Distractions
Commentary By Ron Beasley
What do Abu Ghraib torturer Lynndie England and the AIG traders have in common? According to Thom Hartmann while the both did something wrong they are distractions. Lynndie England took the fall for the real culprits - George W. Bush, Dick Cheney, and Donald Rumsfeld. And the AIG traders?
Like Lynndie England, the brokers at AIG are the small fish. Sure they shouldn't have been doing what they did, and it's insane that they were compensated the way they were. And even worse is the fact that those compensation packages were worked out in September and October of last year by the Bush administration, and that that convenient little fact is almost always ignored by politicians and commentators in their faux populist outrage.
But the real criminals of the AIG mess - and the entire financial meltdown that was set up between 1999 and 2006 and crashed starting in 2007 - were Grover Norquist, Phil and Wendy Graham, Tom Delay, and, sadly, Bill Clinton.
The philosophy that it's possible to bomb people into democracy and torture them into being on our side drove the Bushies.
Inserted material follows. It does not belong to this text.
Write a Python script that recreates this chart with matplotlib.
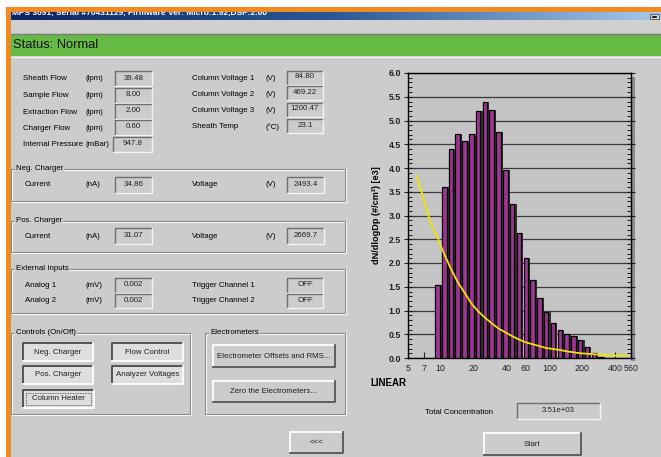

It was wrong, flawed, and frankly insane, and we're paying a huge price for it.
Similarly, the philosophy that playing the game of business and investment without rules (the technical term is Laissez-faire Capitalism) has driven our government since the election of Ronald Reagan, and went on steroids during the last two years of the Clinton administration and throughout the Bush administration. It's equally wrong, flawed, and insane, and we're paying a multi-trillion dollar price for it not unlike we are for the war.
The intellectual forefathers and mothers of the insane conservative economic policies that have brought us to where we are include Ludwig Von Mises, Freidrich Von Hayeck, Milton Friedman, Alan Greenspan, Tom Freidman, Robert Rubin, Larry Summers, and Ayn Rand. Phil and Wendy Gramm pushed through the Gramm/Leach/Bliley Act (which allowed banks to get into the gambling business) and the Commodity Futures Moderinization Act (also known as "the Enron Loophole"), and Bill Clinton merrily signed them into law.
The Obama administration so far has failed to realize the nature of what got us here and seems to think that a few trillion in bailouts and some superficial tweaks will cure the economic ills. Not so - it will be necessary to completely undo Reaganomics. Nothing less will do.
Update
Via Matt Yglesia, Simon Johnson knows what need to be done:
In any case, our top political leadership needs to really sell some version of the following message. We let the banks get out of control and the cost will be enormous; our debt/GDP ratio will in all likelihood rise from around 40% to over 80%. We cannot afford to have the same problem again. We must break the power of banks before they break us all. And if you don’t think banks can do that much damage to economies, just look around outside the United States - the world is full of countries where growth is slowed or distorted by a financial system that becomes too powerful. This is not about tweaking the existing U.S. regulatory system; it is about complete change and - in many senses - turning back the clock to a financial system that was simpler, smaller, and much less dangerous.
And Matt doesn't see the same thing I don't see.
Unfortunately, I thus far see relatively little indication that the administration is thinking along these lines. Instead, they seem to me to be inclined to remain living in a world populated with banks that are “too big to fail” and “too complicated to nationalize” but try to somehow regulate them better. This is, I think, a strategy doomed to failure over the long run.